“If you no longer go for the gap that exists, you’re no longer a racing driver!”
Como toda a gente, em algum momento, sou confrontado com certos paradoxos que, perante aquilo que defendo e pratico, me tornam num verdadeiro hipócrita. E o desporto é um deles. Sempre neguei qualquer tipo de fé e superstição, mas, meus amigos, no que toca a coisas que não têm, na sua substância, interesse nenhum, podem acreditar que, com toda a certeza, vou levar a superstição ao mais alto nível e, se for caso disso, criar rituais que não lembram ao menino Jesus. Isto tudo para dizer que existem, sim, pessoas que nasceram com um único propósito… O de Senna era o automobilismo.
O realizador britânico Asif Kapadia mostra nesta longa-metragem a arte do documentário. O poder de reviver, traduzir e, acima de tudo, clarificar ao máximo possível aquilo que foi uma personalidade e a importância que teve, não só para os nossos irmãos do outro lado do Atlântico, mas para todos aqueles que religiosamente se entusiasmam ao ver um monte de milionários a conduzir carros a alta velocidade durante algumas horas.

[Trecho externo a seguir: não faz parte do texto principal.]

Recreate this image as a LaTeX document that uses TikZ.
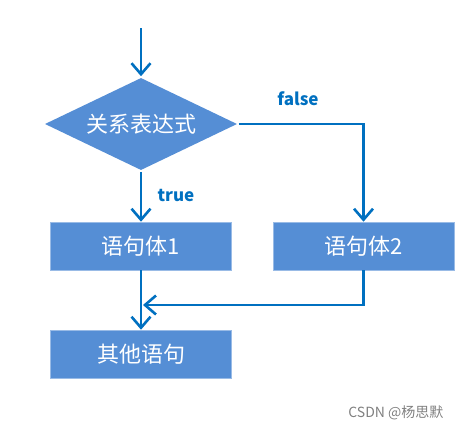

O piloto brasileiro Ayrton Senna da Silva foi maior que o desporto. Aliás, tal como quem vos escreve, provavelmente muitos outros não acompanhavam a Fórmula 1 e sabiam o nome deste astro. Este documentário não só prima em desvendar os meandros políticos que rodeavam este desporto na altura, como também mergulha bem na personalidade de Senna. Aqui temos a sensação de conhecer as suas crenças e, acima de tudo, a sua mundividência tanto em relação ao automobilismo como também, mesmo que por breves momentos, da sua vida particular.
A forma como o filme explora a rivalidade entre Senna e Alain Prost também é inteligente numa perspetiva narrativa, apesar de, se formos honestos, falar de Senna sem falar de Prost seria uma blasfémia. Não obstante, é interessante assistir à colisão entre duas personalidades que se chocavam constantemente, tanto dentro como fora da pista. De um lado, um Senna que tinha um instinto mais matador e, do outro, um piloto brilhante, mas que andava sempre com o regulamento debaixo do braço. E nisto, um enorme parabéns para Manish Pandey, responsável pelo argumento, que teve a sensibilidade para não simplificar e dicotomizar Senna como apenas um jovem inconsequente, e Prost como o piloto que só ganhava na secretaria. É uma jogada inteligente, não só em respeito a duas lendas, mas também em termos narrativos, pois para o nosso herói ser grande, o “antagonista” também tem de o ser.
Senna é um documentário excecional que nos dá a conhecer uma personalidade que teve um impacto enorme não só numa, mas em várias gerações. Explora bem o mundo da Fórmula 1 e traduz bastante bem a emoção, justificando a paixão que milhões compartilham ao redor do mundo por este desporto, conseguindo construir uma narrativa que, mesmo sabendo da tragédia, uma pessoa não resiste a querer acreditar que não foi verdade. Que o digam os ninjas cortadores de cebola.